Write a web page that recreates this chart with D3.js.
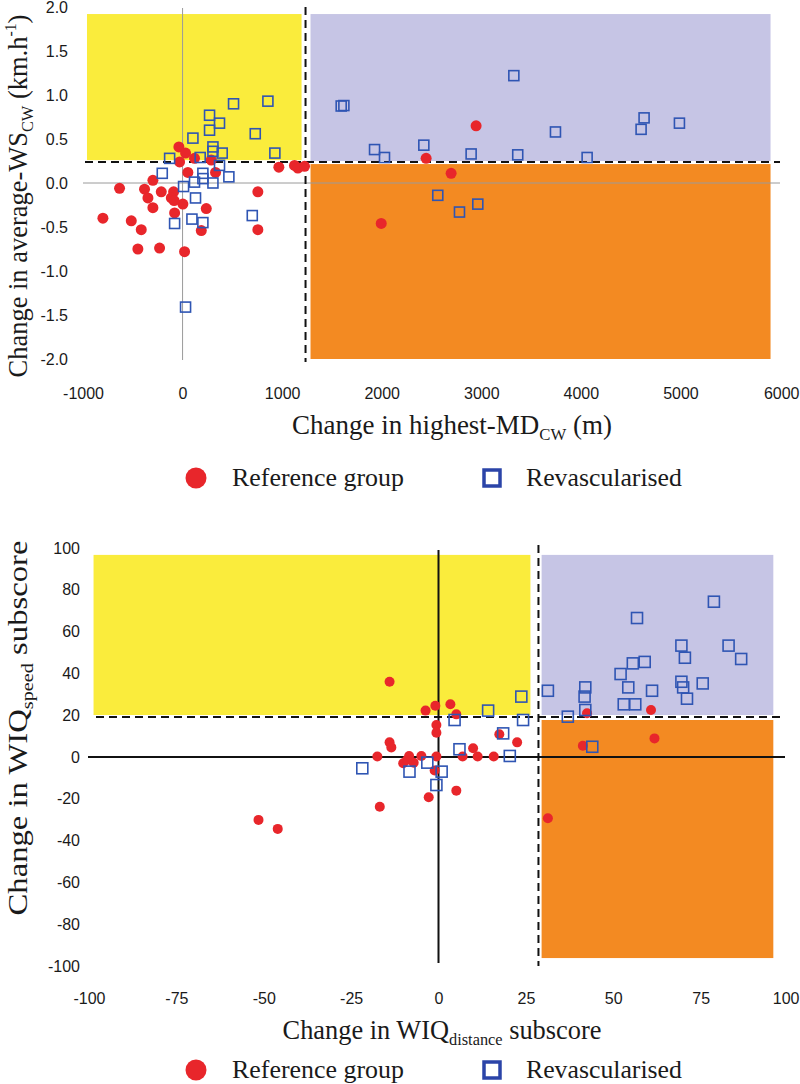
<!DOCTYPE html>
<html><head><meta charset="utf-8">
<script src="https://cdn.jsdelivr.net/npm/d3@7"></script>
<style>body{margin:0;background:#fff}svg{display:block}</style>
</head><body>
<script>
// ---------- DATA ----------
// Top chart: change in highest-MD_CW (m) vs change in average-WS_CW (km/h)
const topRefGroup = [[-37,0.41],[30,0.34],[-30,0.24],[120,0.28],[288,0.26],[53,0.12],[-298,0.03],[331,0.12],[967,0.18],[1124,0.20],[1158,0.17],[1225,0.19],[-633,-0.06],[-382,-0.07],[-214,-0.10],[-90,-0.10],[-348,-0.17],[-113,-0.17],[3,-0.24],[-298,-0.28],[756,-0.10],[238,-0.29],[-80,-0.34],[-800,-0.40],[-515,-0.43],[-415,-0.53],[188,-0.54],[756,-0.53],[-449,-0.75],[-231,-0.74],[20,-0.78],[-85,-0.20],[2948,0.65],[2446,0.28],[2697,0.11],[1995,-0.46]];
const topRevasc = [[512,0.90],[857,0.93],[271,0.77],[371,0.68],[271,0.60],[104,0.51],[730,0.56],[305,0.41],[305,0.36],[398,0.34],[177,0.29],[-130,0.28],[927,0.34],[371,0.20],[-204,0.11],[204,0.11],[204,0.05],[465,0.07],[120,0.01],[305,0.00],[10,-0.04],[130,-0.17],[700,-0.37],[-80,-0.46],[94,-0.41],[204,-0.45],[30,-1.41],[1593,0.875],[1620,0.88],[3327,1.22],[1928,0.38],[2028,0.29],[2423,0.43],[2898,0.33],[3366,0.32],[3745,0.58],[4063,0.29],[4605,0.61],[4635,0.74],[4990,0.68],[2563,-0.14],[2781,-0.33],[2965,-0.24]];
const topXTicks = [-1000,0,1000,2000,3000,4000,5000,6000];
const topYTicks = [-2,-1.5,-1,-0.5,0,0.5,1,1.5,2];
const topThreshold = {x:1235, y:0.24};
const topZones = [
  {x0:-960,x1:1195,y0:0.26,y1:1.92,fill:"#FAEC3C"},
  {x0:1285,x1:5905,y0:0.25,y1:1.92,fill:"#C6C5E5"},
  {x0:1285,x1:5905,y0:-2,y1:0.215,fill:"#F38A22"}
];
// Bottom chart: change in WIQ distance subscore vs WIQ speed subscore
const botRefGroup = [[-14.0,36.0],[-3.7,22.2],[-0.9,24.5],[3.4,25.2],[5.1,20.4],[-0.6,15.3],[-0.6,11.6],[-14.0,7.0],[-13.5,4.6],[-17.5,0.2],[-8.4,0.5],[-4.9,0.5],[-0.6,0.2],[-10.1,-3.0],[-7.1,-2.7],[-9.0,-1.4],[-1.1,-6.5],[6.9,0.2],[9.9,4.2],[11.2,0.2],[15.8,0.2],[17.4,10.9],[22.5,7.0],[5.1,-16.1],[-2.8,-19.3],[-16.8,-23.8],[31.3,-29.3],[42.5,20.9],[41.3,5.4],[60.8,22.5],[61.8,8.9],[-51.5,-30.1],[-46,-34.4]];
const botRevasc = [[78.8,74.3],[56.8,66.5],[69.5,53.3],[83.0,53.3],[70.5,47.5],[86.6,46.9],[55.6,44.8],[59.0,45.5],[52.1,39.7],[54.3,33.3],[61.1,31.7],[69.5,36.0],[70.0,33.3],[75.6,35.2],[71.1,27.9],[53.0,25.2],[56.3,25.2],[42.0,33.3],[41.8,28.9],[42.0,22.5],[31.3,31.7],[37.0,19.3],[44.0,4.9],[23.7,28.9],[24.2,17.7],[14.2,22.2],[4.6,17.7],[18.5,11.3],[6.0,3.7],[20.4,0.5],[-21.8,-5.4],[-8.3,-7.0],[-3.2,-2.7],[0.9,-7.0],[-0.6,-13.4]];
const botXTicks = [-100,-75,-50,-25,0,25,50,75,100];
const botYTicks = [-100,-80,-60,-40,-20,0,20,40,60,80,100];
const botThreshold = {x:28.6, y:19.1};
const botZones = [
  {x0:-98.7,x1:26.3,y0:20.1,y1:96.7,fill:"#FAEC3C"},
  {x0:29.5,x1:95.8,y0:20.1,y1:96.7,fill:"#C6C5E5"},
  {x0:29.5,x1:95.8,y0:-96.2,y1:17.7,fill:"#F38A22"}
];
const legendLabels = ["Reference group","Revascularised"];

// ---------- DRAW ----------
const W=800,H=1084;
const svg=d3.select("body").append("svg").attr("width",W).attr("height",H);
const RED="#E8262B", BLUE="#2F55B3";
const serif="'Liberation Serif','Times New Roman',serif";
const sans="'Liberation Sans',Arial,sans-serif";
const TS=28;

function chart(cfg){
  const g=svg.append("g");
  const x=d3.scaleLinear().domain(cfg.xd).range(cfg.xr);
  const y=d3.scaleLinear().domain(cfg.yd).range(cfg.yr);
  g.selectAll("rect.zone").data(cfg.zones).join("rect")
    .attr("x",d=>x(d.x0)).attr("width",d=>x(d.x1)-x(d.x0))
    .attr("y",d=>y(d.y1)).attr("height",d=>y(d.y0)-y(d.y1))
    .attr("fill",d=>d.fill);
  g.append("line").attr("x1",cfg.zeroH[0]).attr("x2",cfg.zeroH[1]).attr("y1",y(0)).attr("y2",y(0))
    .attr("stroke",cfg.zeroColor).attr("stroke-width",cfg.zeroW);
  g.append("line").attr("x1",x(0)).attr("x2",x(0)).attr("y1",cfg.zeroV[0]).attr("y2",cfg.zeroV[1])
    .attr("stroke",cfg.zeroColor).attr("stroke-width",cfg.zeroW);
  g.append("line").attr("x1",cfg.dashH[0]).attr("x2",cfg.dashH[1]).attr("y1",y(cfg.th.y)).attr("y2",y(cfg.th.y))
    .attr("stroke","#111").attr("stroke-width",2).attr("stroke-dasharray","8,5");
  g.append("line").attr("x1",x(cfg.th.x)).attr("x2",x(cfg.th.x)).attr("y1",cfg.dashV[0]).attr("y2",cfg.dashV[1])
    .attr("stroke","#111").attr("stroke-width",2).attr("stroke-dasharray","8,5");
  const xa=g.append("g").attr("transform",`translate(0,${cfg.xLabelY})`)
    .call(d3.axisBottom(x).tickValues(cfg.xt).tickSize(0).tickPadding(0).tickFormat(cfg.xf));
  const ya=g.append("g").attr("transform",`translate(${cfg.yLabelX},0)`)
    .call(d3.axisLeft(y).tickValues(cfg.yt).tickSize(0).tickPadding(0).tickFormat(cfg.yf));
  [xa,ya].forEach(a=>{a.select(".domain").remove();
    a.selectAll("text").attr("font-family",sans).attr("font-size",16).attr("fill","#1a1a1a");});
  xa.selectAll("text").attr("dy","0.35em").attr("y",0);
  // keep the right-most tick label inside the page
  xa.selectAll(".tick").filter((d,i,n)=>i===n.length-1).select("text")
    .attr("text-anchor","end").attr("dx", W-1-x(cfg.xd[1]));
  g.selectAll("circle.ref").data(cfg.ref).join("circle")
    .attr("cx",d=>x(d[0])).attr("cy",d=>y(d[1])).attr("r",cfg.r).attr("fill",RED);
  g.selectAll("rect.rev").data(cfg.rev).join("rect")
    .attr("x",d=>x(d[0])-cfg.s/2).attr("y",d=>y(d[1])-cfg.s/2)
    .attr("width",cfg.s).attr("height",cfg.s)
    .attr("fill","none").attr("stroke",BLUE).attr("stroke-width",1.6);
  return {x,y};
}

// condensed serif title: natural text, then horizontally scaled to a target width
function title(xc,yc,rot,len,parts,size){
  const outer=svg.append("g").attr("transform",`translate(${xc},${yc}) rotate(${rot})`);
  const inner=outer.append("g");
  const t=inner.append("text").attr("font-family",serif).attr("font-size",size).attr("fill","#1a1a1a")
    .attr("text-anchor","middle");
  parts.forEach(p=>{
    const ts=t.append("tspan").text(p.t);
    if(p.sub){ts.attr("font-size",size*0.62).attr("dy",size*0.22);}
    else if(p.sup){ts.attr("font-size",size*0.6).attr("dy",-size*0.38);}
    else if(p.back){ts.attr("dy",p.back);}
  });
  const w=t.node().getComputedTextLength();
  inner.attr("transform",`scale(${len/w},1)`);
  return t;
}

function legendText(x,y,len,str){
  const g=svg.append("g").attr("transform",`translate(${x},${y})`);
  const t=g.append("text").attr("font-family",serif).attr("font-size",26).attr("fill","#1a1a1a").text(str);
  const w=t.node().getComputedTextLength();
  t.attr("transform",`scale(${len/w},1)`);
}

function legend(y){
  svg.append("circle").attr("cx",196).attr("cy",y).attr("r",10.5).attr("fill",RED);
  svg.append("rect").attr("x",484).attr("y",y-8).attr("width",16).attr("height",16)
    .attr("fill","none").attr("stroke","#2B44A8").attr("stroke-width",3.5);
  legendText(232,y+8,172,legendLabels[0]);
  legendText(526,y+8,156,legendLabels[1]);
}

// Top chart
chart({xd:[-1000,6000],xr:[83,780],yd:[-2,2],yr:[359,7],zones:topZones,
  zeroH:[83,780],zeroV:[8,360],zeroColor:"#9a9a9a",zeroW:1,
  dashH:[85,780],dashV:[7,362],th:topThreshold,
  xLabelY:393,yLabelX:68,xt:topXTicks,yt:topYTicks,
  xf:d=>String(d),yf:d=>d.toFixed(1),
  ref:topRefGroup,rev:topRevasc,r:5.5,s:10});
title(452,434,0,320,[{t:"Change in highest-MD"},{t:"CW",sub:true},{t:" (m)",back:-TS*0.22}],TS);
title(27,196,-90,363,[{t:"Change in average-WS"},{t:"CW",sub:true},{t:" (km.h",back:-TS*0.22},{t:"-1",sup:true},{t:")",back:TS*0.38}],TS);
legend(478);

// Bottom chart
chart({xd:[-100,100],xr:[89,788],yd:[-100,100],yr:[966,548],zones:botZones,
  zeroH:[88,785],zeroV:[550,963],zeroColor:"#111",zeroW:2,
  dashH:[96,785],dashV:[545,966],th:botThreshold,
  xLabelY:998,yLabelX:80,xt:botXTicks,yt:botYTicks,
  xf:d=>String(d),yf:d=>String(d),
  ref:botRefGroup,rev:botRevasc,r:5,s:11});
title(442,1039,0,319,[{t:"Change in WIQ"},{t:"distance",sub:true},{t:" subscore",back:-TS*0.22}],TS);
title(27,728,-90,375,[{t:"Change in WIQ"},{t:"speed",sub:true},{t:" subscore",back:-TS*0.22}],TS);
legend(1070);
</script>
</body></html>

--------

**Task statement:** Where a line contains "page", copy that line.

**Written response:**
Write a web page that recreates this chart with D3.js.
  // keep the right-most tick label inside the page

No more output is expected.